On 18 November 2010 Niaklajeŭ had been officially registered as a candidate for presidency to run in the 2010 Belarusian presidential election.

On the day of the presidential elections on 19 December 2010 Niaklajeŭ was seriously beaten by unidentified men in black when he was on his way to an opposition protest rally in Minsk,
sustained a head injury during this beating and was abducted from intensive care by the Belarusian authorities. On 28 January 2011, Niaklajeŭ was transferred from prison to house arrest whilst still a political prisoner without appropriate medical treatment. Amnesty International has named him a prisoner of conscience and called for his immediate and unconditional release.

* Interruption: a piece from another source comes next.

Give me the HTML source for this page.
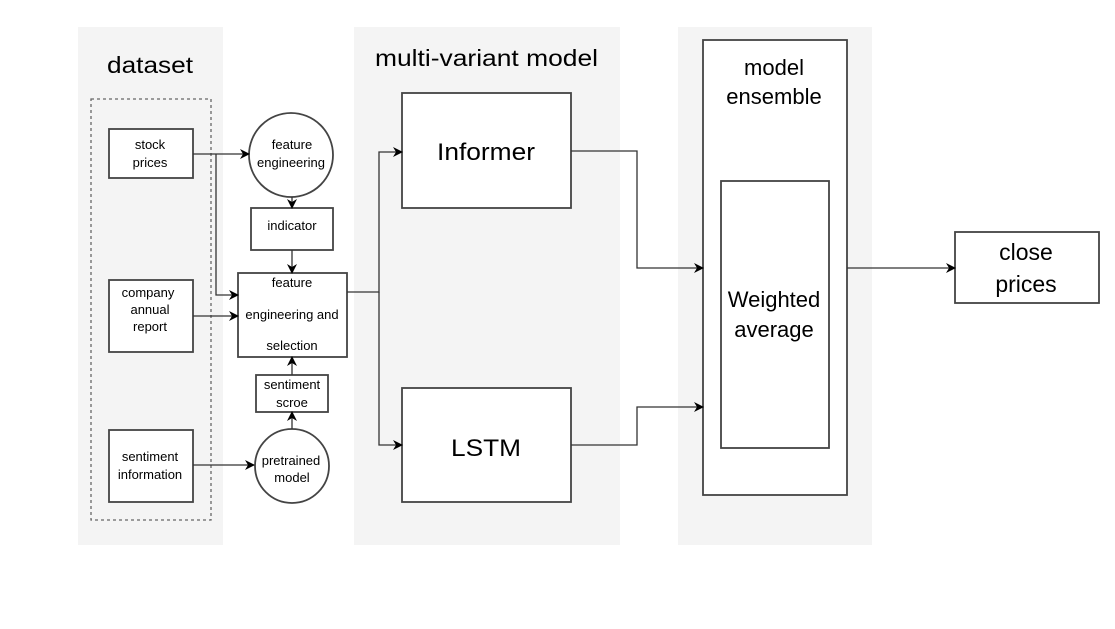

==Awards, orders, prizes==
- The Prize of Lenin Komsomol for the book "The inventors of the Winds" – in 1979.
- Order of the Badge of Honour – for the contribution into the literature – in 1986.
- State award of RB named after Janka Kupala (in the sphere of literature) – in 1998, for the book of poems and "Proshcha", published in 1996.
- Laureate of the first prize in the 1st International Festival of Slavic Poetry "Singing Letters" (Tver, Russia) in 2009.
- Jerzy Giedroyc Literary Award in 2013.

==Family and personal views==
Married for the first time in the age of 19. His wife Ludmila was 5 years older than Uładzimier and had a child. Neklyayew and Ludmila stayed together for 35 years. Apart from Ludmiła's daughter Iłona they have a common daughter Eva.

The second wife of Uładzimier Volha used to work in the technical department of the magazine "Krynica" at the time, when Niaklajeŭ was the chief editor. Volha is 20 years younger than Niaklajeŭ.